Zach Francisco's successful email campaign

Zach Francisco, sales lead at Letterdrop, sent Aaron Winkelmann, VP of Content at Corporate Visions, a series of cold emails. The campaign was a success.

What stood out?

The messaging, personalization, and cadence.

What exactly is an email cadence?

Email cadence is more than how often you send an email. It is the frequency, timing, content, and audience of an email campaign.

Let's go through some common email cadences below. 👇

Nurturing users during a free trial

Often, free trials last a week or two, so there's no time to waste. Begin with an introductory tutorial. Follow up with emails showcasing your product's popular features. As the trial period ends, guide them on how to upgrade.

CopyAI’s free trial onboarding emails are a good example.

Their welcome email shared valuable tips on getting the most out of the product.

"Welcome to CopyAI" email

Next, an email with instructions on how to use the app's most popular features.

Copy AI Instruction email

After two weeks, an email requesting feedback.

Copy AI's feedback email

Keeping users engaged after a sale

Keeping your customers engaged is key to renewals and upsells. But don’t overwhelm them. Instead, space out valuable resources, guides, tutorials, and case studies.

Segment customers based on usage patterns. Then target those who might need additional licenses or specific add-on features. Send specific emails to those groups highlighting the benefits of an upsell.

Before the end of the subscription, offer incentives to encourage renewals or upgrades.

Curating a cadence to appeal to different segments

Let’s say you provide cloud computing services to businesses. And you’re trying to reach two segments: IT managers and C-level executives.

IT Managers are cool with weekly updates and product offers. They want to stay up-to-date with new tech trends and solutions.

C-level executives are busy and prefer high-level content. So it makes sense to adopt a monthly newsletter with industry insights, case studies, and executive summaries.

How to Find the Right Email Cadence for Your Campaign

1. Set clear email marketing goals

First, define your goals for the email campaign. Increase sales? Promote a new product? Nurture leads? Or thought leadership? Be clear about it. Match email campaign goals with overall business and marketing goals. Set KPIs to measure CTRs and track conversions.

If your goal is to establish thought leadership, this means high-level weekly or monthly emails with original research or expert POVs. Of course, it won't be like a daily welcome email drip campaign.

2. Set Up a preference center

Let customers choose the type of emails they want to receive and how often. If you offer a variety of emails, such as monthly roundups, promotional emails, weekly industry news, and so on. Let customers choose which emails they want to receive and how frequently. You can include all of these options in your preference center.

Also, keep an email preferences link in the footer of each email. So subscribers can make changes whenever they wish. Rather than unsubscribing completely, they will be able to manage their preferences.

3. Segment Users

The most successful email campaigns segment subscribers and personalize messages. In fact, marketers say that personalized and segmented email campaigns have led to a 760% rise in email sales.

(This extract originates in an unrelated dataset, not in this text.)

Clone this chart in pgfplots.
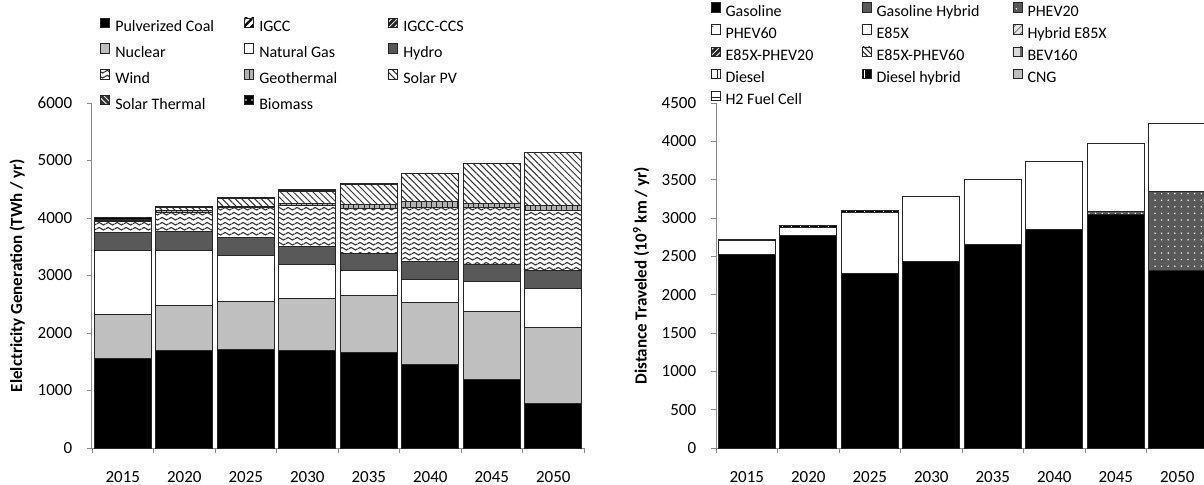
\documentclass[border=0pt]{standalone}
\usepackage{fontspec}
\setmainfont{Carlito}
\usepackage{pgfplots}
\usepackage{pgfplotstable}
\pgfplotsset{compat=1.18}
\usetikzlibrary{patterns,patterns.meta}

% wavy pattern for wind
\tikzdeclarepattern{
  name=waves,
  type=uncolored,
  bounding box={(0pt,0pt) and (4.4pt,2.6pt)},
  tile size={(4.4pt,2.6pt)},
  code={
    \draw[line width=0.6pt] (0pt,1.3pt) .. controls (1.1pt,2.3pt) and (1.1pt,2.3pt) .. (2.2pt,1.3pt)
      .. controls (3.3pt,0.3pt) and (3.3pt,0.3pt) .. (4.4pt,1.3pt);
  }
}

\pgfplotstableread{
x coal igcc ccs nuclear gas hydro wind geo pv st bio
0 1560 0 0  770 1100 312  205   5  10 5 35
1 1688 0 0  798  953 321  340  29  51 0 21
2 1705 0 0  850  798 314  508  25 134 3 20
3 1694 0 0  907  590 309  716  29 222 5 18
4 1665 0 0  982  434 309  768  75 343 5 19
5 1457 0 0 1081  398 314  925 105 488 3 4
6 1185 0 0 1185  520 310  975  82 683 2 2
7  769 0 0 1329  677 317 1037  81 930 2 2
}\elec

\pgfplotstableread{
x gas ghyb phevA phevB e85x he85x epA epB bev diesel dhyb cng htwo
0 2520 0    0 0 185 0 0 0 0 0 20 0 0
1 2768 0    0 0 113 0 0 0 0 0 24 0 0
2 2275 0    0 0 800 0 0 0 0 0 20 0 0
3 2435 0    0 0 852 0 0 0 0 0 0 0 0
4 2652 0    0 0 853 0 0 0 0 0 0 0 0
5 2856 0    0 0 877 0 0 0 0 0 0 0 0
6 3045 0   38 0 890 0 0 0 0 0 0 0 0
7 2318 0 1027 0 887 0 0 0 0 0 0 0 0
}\vkt

\newcommand{\LL}[1]{\makebox[67pt][l]{\hspace{2.5pt}#1}}
\newcommand{\RL}[1]{\makebox[70.5pt][l]{\hspace{2.5pt}#1}}
\newcommand{\EL}[1]{\hspace{2.5pt}#1}

\tikzset{
  bs/.style={draw=black!85, line width=0.5pt},
  pat/.style 2 args={postaction={pattern={#1}, pattern color=#2}},
}

\pgfplotsset{
  twobar/.style={
    ybar stacked, bar width=0.92,
    scale only axis, width=246pt, height=172.5pt,
    xmin=-0.5, xmax=7.5, ymin=0,
    axis lines*=left, axis line style={black!45, line width=0.5pt},
    tick align=outside, major tick length=2.5pt, minor tick length=2.5pt,
    xtick={0,...,7}, xticklabels={2015,2020,2025,2030,2035,2040,2045,2050},
    minor xtick={-0.5,0.5,...,7.5},
    major x tick style={draw=none}, minor x tick style={draw=black!45},
    ytick style={draw=black!45},
    ticklabel style={font=\fontsize{8.5}{10}\selectfont},
    xticklabel style={yshift=-5.5pt},
    yticklabel style={xshift=-3.9pt},
    /pgf/number format/assume math mode=true,
    /pgf/number format/1000 sep={},
    scaled y ticks=false,
    every axis y label/.style={at={(axis description cs:-0.152,0.5)}, rotate=90, anchor=center,
      font=\bfseries\fontsize{8.5}{10}\selectfont},
    legend image code/.code={\draw[##1, line width=0.4pt] (0pt,0pt) rectangle (4.6pt,4.6pt);},
    legend cell align=left,
  },
}

\begin{document}
\begin{tikzpicture}[x=1pt,y=1pt]
\path[use as bounding box] (0,0) rectangle (602,242);
\clip (0,0) rectangle (602,242);

\begin{axis}[twobar,
  at={(46pt,18pt)}, anchor=south west,
  ymax=6000, ytick={0,1000,...,6000},
  ylabel={Elelctricity Generation (TWh / yr)},
  legend style={draw=none, fill=none, at={(0.016,1.249)}, anchor=north west,
    legend columns=3, font=\fontsize{8}{9}\selectfont, row sep=4.3pt, inner sep=0pt,
    nodes={inner sep=0pt, text height=6pt, text depth=1.7pt}},
]
\addplot[bs, fill=black] table[x=x,y=coal]{\elec};
\addlegendentry{\LL{Pulverized Coal}}
\addplot[bs, fill=white, pat={Lines[angle=45,distance=2.6pt,line width=1.1pt]}{black}] table[x=x,y=igcc]{\elec};
\addlegendentry{\LL{IGCC}}
\addplot[bs, fill=black!85, pat={Lines[angle=45,distance=2pt,line width=0.4pt]}{white}] table[x=x,y=ccs]{\elec};
\addlegendentry{\EL{IGCC-CCS}}
\addplot[bs, fill=black!25] table[x=x,y=nuclear]{\elec};
\addlegendentry{\LL{Nuclear}}
\addplot[bs, fill=white] table[x=x,y=gas]{\elec};
\addlegendentry{\LL{Natural Gas}}
\addplot[bs, fill=black!65] table[x=x,y=hydro]{\elec};
\addlegendentry{\EL{Hydro}}
\addplot[bs, fill=white, pat={waves}{black!80}] table[x=x,y=wind]{\elec};
\addlegendentry{\LL{Wind}}
\addplot[bs, fill=black!30, pat={Lines[angle=90,distance=2.6pt,line width=0.5pt]}{black!85}] table[x=x,y=geo]{\elec};
\addlegendentry{\LL{Geothermal}}
\addplot[bs, fill=white, pat={Lines[angle=-45,distance=2.3pt,line width=0.5pt]}{black!80}] table[x=x,y=pv]{\elec};
\addlegendentry{\EL{Solar PV}}
\addplot[bs, fill=black!80, pat={Lines[angle=-45,distance=2pt,line width=0.4pt]}{white}] table[x=x,y=st]{\elec};
\addlegendentry{\LL{Solar Thermal}}
\addplot[bs, fill=black, pat={Dots[distance=3pt,radius=0.4pt]}{white}] table[x=x,y=bio]{\elec};
\addlegendentry{\LL{Biomass}}
\end{axis}

\begin{axis}[twobar,
  at={(358pt,18pt)}, anchor=south west,
  ymax=4500, ytick={0,500,...,4500},
  ylabel={Distance Traveled (10\textsuperscript{9} km / yr)},
  legend style={draw=none, fill=none, at={(-0.012,1.293)}, anchor=north west,
    legend columns=3, font=\fontsize{8}{9}\selectfont, row sep=2.4pt, inner sep=0pt,
    nodes={inner sep=0pt, text height=6pt, text depth=1.7pt}},
]
\addplot[bs, fill=black] table[x=x,y=gas]{\vkt};
\addlegendentry{\RL{Gasoline}}
\addplot[bs, fill=black!65] table[x=x,y=ghyb]{\vkt};
\addlegendentry{\RL{Gasoline Hybrid}}
\addplot[bs, fill=black!65, pat={Dots[distance=3.3pt,radius=0.4pt]}{white}] table[x=x,y=phevA]{\vkt};
\addlegendentry{\EL{PHEV20}}
\addplot[bs, fill=white, pat={Dots[distance=4.4pt,radius=0.4pt]}{black!70}] table[x=x,y=phevB]{\vkt};
\addlegendentry{\RL{PHEV60}}
\addplot[bs, fill=white] table[x=x,y=e85x]{\vkt};
\addlegendentry{\RL{E85X}}
\addplot[bs, fill=black!10, pat={Lines[angle=45,distance=2.4pt,line width=0.4pt]}{black!60}] table[x=x,y=he85x]{\vkt};
\addlegendentry{\EL{Hybrid E85X}}
\addplot[bs, fill=black!85, pat={Lines[angle=45,distance=2pt,line width=0.4pt]}{white}] table[x=x,y=epA]{\vkt};
\addlegendentry{\RL{E85X-PHEV20}}
\addplot[bs, fill=white, pat={Lines[angle=-45,distance=2pt,line width=0.5pt]}{black!85}] table[x=x,y=epB]{\vkt};
\addlegendentry{\RL{E85X-PHEV60}}
\addplot[bs, fill=black!15, pat={Lines[angle=90,distance=4.6pt,line width=1.4pt]}{black!60}] table[x=x,y=bev]{\vkt};
\addlegendentry{\EL{BEV160}}
\addplot[bs, fill=white, pat={Lines[angle=90,distance=4.6pt,line width=0.4pt]}{black!85}] table[x=x,y=diesel]{\vkt};
\addlegendentry{\RL{Diesel}}
\addplot[bs, fill=black, pat={Lines[angle=90,distance=4.6pt,line width=0.5pt]}{white}] table[x=x,y=dhyb]{\vkt};
\addlegendentry{\RL{Diesel hybrid}}
\addplot[bs, fill=black!25] table[x=x,y=cng]{\vkt};
\addlegendentry{\EL{CNG}}
\addplot[bs, fill=white, pat={Lines[angle=0,distance=4.6pt,line width=0.4pt]}{black!85}] table[x=x,y=htwo]{\vkt};
\addlegendentry{\RL{H2 Fuel Cell}}
\end{axis}
\end{tikzpicture}
\end{document}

Customer Segments to Consider:

  • Engaged Fans

Loyal subscribers. They open, click, and interact with your emails regularly. Some might have seen your content elsewhere or bought from you before.

Send them personalized thank-you emails for their support. You can also give rewards or early access to new products or features.

  • Potential Customers

Leads who've shown interest in your offerings but haven't converted. They might have signed up for newsletters, downloaded resources, or attended webinars.

Focus on nurturing this segment. You can send targeted discounts, product information, and case studies depending on interests.

  • Inactive Subscribers

Try a re-engagement email campaign. Personalize based on previous interactions or purchases. Tailor the email content to match their specific interests and pain points. Test different subject lines and timing to optimize engagement. Send a farewell email if there's still no response.

4. Collect Customer Feedback

The best way to get customer data is to ask short, insightful questions instead of making it look like a chore. You can even use thumbs up and thumbs down emojis in some cases.

Make the process easy and enjoyable for your customers by following these tips:

  • Keep it short and sweet. Long surveys can be intimidating. Stick with concise and engaging questions that are easy to answer.

Example: "How satisfied are you with our recent product update?

  • Ask questions that match your goals.

Example: "How likely are you to recommend our services to a friend or colleague?

  • Encourage customers to share their thoughts and provide valuable feedback with open-ended questions.

Example: "Please share any additional comments or suggestions to help us improve our services."

  • Address customers by their names and make the experience feel personalized.

Example: "Hi [Customer's Name], How’s it going?"

Wrapping up

Your campaign's success depends on paying attention to your subscribers and adapting the right cadence. Get it right, and you'll see a spike in click-through, and conversion rates. Keep testing and updating as your business grows and your customers' needs change.